#### SUPPLIED DATA ####

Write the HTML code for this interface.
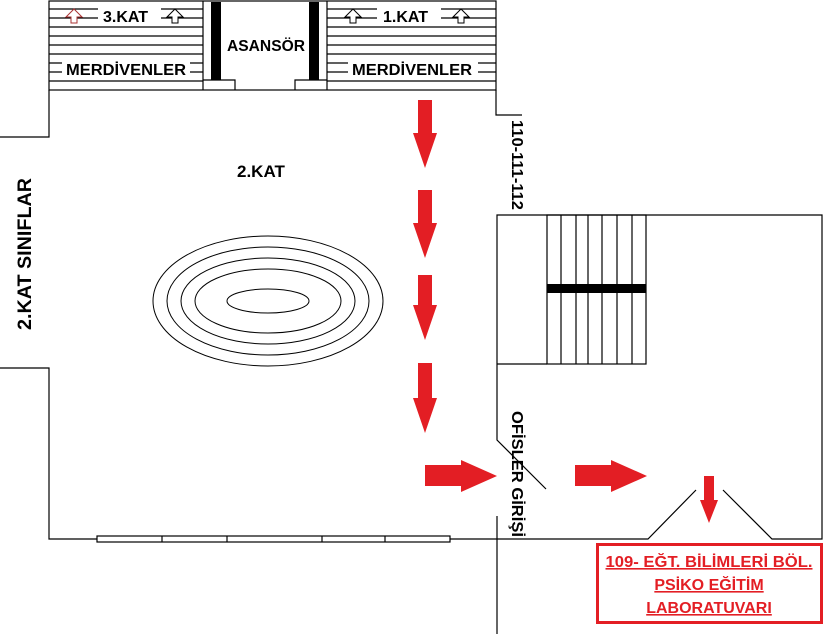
<!DOCTYPE html>
<html><head><style>body{margin:0;background:#fff}svg{display:block}text{font-family:"Liberation Sans",sans-serif;font-weight:bold}</style></head>
<body>
<svg width="834" height="634" viewBox="0 0 834 634" xmlns="http://www.w3.org/2000/svg">
<rect width="834" height="634" fill="#fff"/>
<g stroke="#000" stroke-width="1.2" fill="none">
<rect x="49" y="1" width="447" height="89"/>
<line x1="203" y1="1" x2="203" y2="90"/><line x1="327" y1="1" x2="327" y2="90"/>
<g>
<line x1="49" y1="9" x2="203" y2="9"/><line x1="49" y1="18" x2="203" y2="18"/><line x1="49" y1="27" x2="203" y2="27"/><line x1="49" y1="36" x2="203" y2="36"/><line x1="49" y1="45" x2="203" y2="45"/><line x1="49" y1="54" x2="203" y2="54"/><line x1="49" y1="63" x2="203" y2="63"/><line x1="49" y1="72" x2="203" y2="72"/><line x1="49" y1="81" x2="203" y2="81"/>
<line x1="327" y1="9" x2="496" y2="9"/><line x1="327" y1="18" x2="496" y2="18"/><line x1="327" y1="27" x2="496" y2="27"/><line x1="327" y1="36" x2="496" y2="36"/><line x1="327" y1="45" x2="496" y2="45"/><line x1="327" y1="54" x2="496" y2="54"/><line x1="327" y1="63" x2="496" y2="63"/><line x1="327" y1="72" x2="496" y2="72"/><line x1="327" y1="81" x2="496" y2="81"/>
</g>
<polyline points="203,80 235,80 235,90"/><polyline points="327,80 295,80 295,90"/>
<polyline points="49,90 49,137 0,137"/>
<polyline points="496,90 496,115 522,115"/>
<polyline points="0,368 49,368 49,539 648,539 696,490"/>
<polyline points="723,490 772,539 822,539 822,215 497,215 497,440 546,489"/>
<line x1="497" y1="516" x2="497" y2="634"/>
<rect x="547" y="215" width="99" height="149"/>
<line x1="497" y1="364" x2="547" y2="364"/>
<line x1="561" y1="215" x2="561" y2="364"/><line x1="576" y1="215" x2="576" y2="364"/><line x1="588" y1="215" x2="588" y2="364"/><line x1="602" y1="215" x2="602" y2="364"/><line x1="617" y1="215" x2="617" y2="364"/><line x1="632" y1="215" x2="632" y2="364"/>
<rect x="97" y="536" width="353" height="6" fill="#fff"/>
<line x1="162" y1="536" x2="162" y2="542"/><line x1="227" y1="536" x2="227" y2="542"/><line x1="322" y1="536" x2="322" y2="542"/><line x1="385" y1="536" x2="385" y2="542"/>
<g stroke-width="1">
<ellipse cx="268" cy="301" rx="115" ry="65"/><ellipse cx="268" cy="301" rx="101" ry="54"/><ellipse cx="268" cy="301" rx="87" ry="43"/><ellipse cx="268" cy="301" rx="73" ry="32"/><ellipse cx="268" cy="301" rx="41" ry="12"/>
</g>
</g>
<rect x="211" y="2" width="10" height="78" fill="#000"/><rect x="309" y="2" width="10" height="78" fill="#000"/>
<rect x="547" y="284" width="99" height="9" fill="#000"/>
<rect x="98" y="3" width="63" height="22" fill="#fff"/><rect x="377" y="3" width="64" height="22" fill="#fff"/>
<rect x="62" y="57" width="128" height="22" fill="#fff"/><rect x="348" y="57" width="130" height="22" fill="#fff"/>
<g stroke-width="1" fill="#fff">
<polygon points="66,17 71,17 71,23 77,23 77,17 82,17 74,9" stroke="#a33"/>
<polygon points="167,17 172,17 172,23 178,23 178,17 183,17 175,9" stroke="#000"/>
<polygon points="345,17 350,17 350,23 356,23 356,17 361,17 353,9" stroke="#000"/>
<polygon points="453,17 458,17 458,23 464,23 464,17 469,17 461,9" stroke="#000"/>
</g>
<g font-size="16" fill="#000">
<text x="103" y="22">3.KAT</text><text x="383" y="22">1.KAT</text>
<text x="66" y="75" textLength="120" lengthAdjust="spacingAndGlyphs">MERDİVENLER</text><text x="352" y="75" textLength="120" lengthAdjust="spacingAndGlyphs">MERDİVENLER</text>
<text x="227" y="51" textLength="78" lengthAdjust="spacingAndGlyphs">ASANSÖR</text>
<text x="237" y="177" font-size="17">2.KAT</text>
<text transform="translate(31,330) rotate(-90)" font-size="19" textLength="152" lengthAdjust="spacingAndGlyphs">2.KAT SINIFLAR</text>
<text transform="translate(512,120) rotate(90)" font-size="16" textLength="90" lengthAdjust="spacingAndGlyphs">110-111-112</text>
<text transform="translate(512,411) rotate(90)" font-size="16" textLength="126" lengthAdjust="spacingAndGlyphs">OFİSLER GİRİŞİ</text>
</g>
<g fill="#e31e24">
<polygon points="418,100 432,100 432,133 437,133 425,168 413,133 418,133"/>
<polygon points="418,190 432,190 432,223 437,223 425,258 413,223 418,223"/>
<polygon points="418,275 432,275 432,305 437,305 425,340 413,305 418,305"/>
<polygon points="418,363 432,363 432,398 437,398 425,433 413,398 418,398"/>
<polygon points="425,465 461,465 461,460 497,476 461,492 461,486 425,486"/>
<polygon points="575,465 611,465 611,460 647,476 611,492 611,486 575,486"/>
<polygon points="704,476 714,476 714,500 718,500 709,523 700,500 704,500"/>
</g>
<rect x="597.5" y="544.5" width="224" height="78" fill="none" stroke="#e31e24" stroke-width="3"/>
<g fill="#e31e24" font-size="16" text-anchor="middle" text-decoration="underline">
<text x="709" y="567" textLength="207" lengthAdjust="spacingAndGlyphs">109- EĞT. BİLİMLERİ BÖL.</text>
<text x="709" y="590">PSİKO EĞİTİM</text>
<text x="709" y="613">LABORATUVARI</text>
</g>
</svg>
</body></html>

####

Copy every line of the data word for word, omitting the images.

* _WRITTEN ANSWER_
Write the HTML code for this interface.
<!DOCTYPE html>
<html><head><style>body{margin:0;background:#fff}svg{display:block}text{font-family:"Liberation Sans",sans-serif;font-weight:bold}</style></head>
<body>
<svg width="834" height="634" viewBox="0 0 834 634" xmlns="http://www.w3.org/2000/svg">
<rect width="834" height="634" fill="#fff"/>
<g stroke="#000" stroke-width="1.2" fill="none">
<rect x="49" y="1" width="447" height="89"/>
<line x1="203" y1="1" x2="203" y2="90"/><line x1="327" y1="1" x2="327" y2="90"/>
<g>
<line x1="49" y1="9" x2="203" y2="9"/><line x1="49" y1="18" x2="203" y2="18"/><line x1="49" y1="27" x2="203" y2="27"/><line x1="49" y1="36" x2="203" y2="36"/><line x1="49" y1="45" x2="203" y2="45"/><line x1="49" y1="54" x2="203" y2="54"/><line x1="49" y1="63" x2="203" y2="63"/><line x1="49" y1="72" x2="203" y2="72"/><line x1="49" y1="81" x2="203" y2="81"/>
<line x1="327" y1="9" x2="496" y2="9"/><line x1="327" y1="18" x2="496" y2="18"/><line x1="327" y1="27" x2="496" y2="27"/><line x1="327" y1="36" x2="496" y2="36"/><line x1="327" y1="45" x2="496" y2="45"/><line x1="327" y1="54" x2="496" y2="54"/><line x1="327" y1="63" x2="496" y2="63"/><line x1="327" y1="72" x2="496" y2="72"/><line x1="327" y1="81" x2="496" y2="81"/>
</g>
<polyline points="203,80 235,80 235,90"/><polyline points="327,80 295,80 295,90"/>
<polyline points="49,90 49,137 0,137"/>
<polyline points="496,90 496,115 522,115"/>
<polyline points="0,368 49,368 49,539 648,539 696,490"/>
<polyline points="723,490 772,539 822,539 822,215 497,215 497,440 546,489"/>
<line x1="497" y1="516" x2="497" y2="634"/>
<rect x="547" y="215" width="99" height="149"/>
<line x1="497" y1="364" x2="547" y2="364"/>
<line x1="561" y1="215" x2="561" y2="364"/><line x1="576" y1="215" x2="576" y2="364"/><line x1="588" y1="215" x2="588" y2="364"/><line x1="602" y1="215" x2="602" y2="364"/><line x1="617" y1="215" x2="617" y2="364"/><line x1="632" y1="215" x2="632" y2="364"/>
<rect x="97" y="536" width="353" height="6" fill="#fff"/>
<line x1="162" y1="536" x2="162" y2="542"/><line x1="227" y1="536" x2="227" y2="542"/><line x1="322" y1="536" x2="322" y2="542"/><line x1="385" y1="536" x2="385" y2="542"/>
<g stroke-width="1">
<ellipse cx="268" cy="301" rx="115" ry="65"/><ellipse cx="268" cy="301" rx="101" ry="54"/><ellipse cx="268" cy="301" rx="87" ry="43"/><ellipse cx="268" cy="301" rx="73" ry="32"/><ellipse cx="268" cy="301" rx="41" ry="12"/>
</g>
</g>
<rect x="211" y="2" width="10" height="78" fill="#000"/><rect x="309" y="2" width="10" height="78" fill="#000"/>
<rect x="547" y="284" width="99" height="9" fill="#000"/>
<rect x="98" y="3" width="63" height="22" fill="#fff"/><rect x="377" y="3" width="64" height="22" fill="#fff"/>
<rect x="62" y="57" width="128" height="22" fill="#fff"/><rect x="348" y="57" width="130" height="22" fill="#fff"/>
<g stroke-width="1" fill="#fff">
<polygon points="66,17 71,17 71,23 77,23 77,17 82,17 74,9" stroke="#a33"/>
<polygon points="167,17 172,17 172,23 178,23 178,17 183,17 175,9" stroke="#000"/>
<polygon points="345,17 350,17 350,23 356,23 356,17 361,17 353,9" stroke="#000"/>
<polygon points="453,17 458,17 458,23 464,23 464,17 469,17 461,9" stroke="#000"/>
</g>
<g font-size="16" fill="#000">
<text x="103" y="22">3.KAT</text><text x="383" y="22">1.KAT</text>
<text x="66" y="75" textLength="120" lengthAdjust="spacingAndGlyphs">MERDİVENLER</text><text x="352" y="75" textLength="120" lengthAdjust="spacingAndGlyphs">MERDİVENLER</text>
<text x="227" y="51" textLength="78" lengthAdjust="spacingAndGlyphs">ASANSÖR</text>
<text x="237" y="177" font-size="17">2.KAT</text>
<text transform="translate(31,330) rotate(-90)" font-size="19" textLength="152" lengthAdjust="spacingAndGlyphs">2.KAT SINIFLAR</text>
<text transform="translate(512,120) rotate(90)" font-size="16" textLength="90" lengthAdjust="spacingAndGlyphs">110-111-112</text>
<text transform="translate(512,411) rotate(90)" font-size="16" textLength="126" lengthAdjust="spacingAndGlyphs">OFİSLER GİRİŞİ</text>
</g>
<g fill="#e31e24">
<polygon points="418,100 432,100 432,133 437,133 425,168 413,133 418,133"/>
<polygon points="418,190 432,190 432,223 437,223 425,258 413,223 418,223"/>
<polygon points="418,275 432,275 432,305 437,305 425,340 413,305 418,305"/>
<polygon points="418,363 432,363 432,398 437,398 425,433 413,398 418,398"/>
<polygon points="425,465 461,465 461,460 497,476 461,492 461,486 425,486"/>
<polygon points="575,465 611,465 611,460 647,476 611,492 611,486 575,486"/>
<polygon points="704,476 714,476 714,500 718,500 709,523 700,500 704,500"/>
</g>
<rect x="597.5" y="544.5" width="224" height="78" fill="none" stroke="#e31e24" stroke-width="3"/>
<g fill="#e31e24" font-size="16" text-anchor="middle" text-decoration="underline">
<text x="709" y="567" textLength="207" lengthAdjust="spacingAndGlyphs">109- EĞT. BİLİMLERİ BÖL.</text>
<text x="709" y="590">PSİKO EĞİTİM</text>
<text x="709" y="613">LABORATUVARI</text>
</g>
</svg>
</body></html>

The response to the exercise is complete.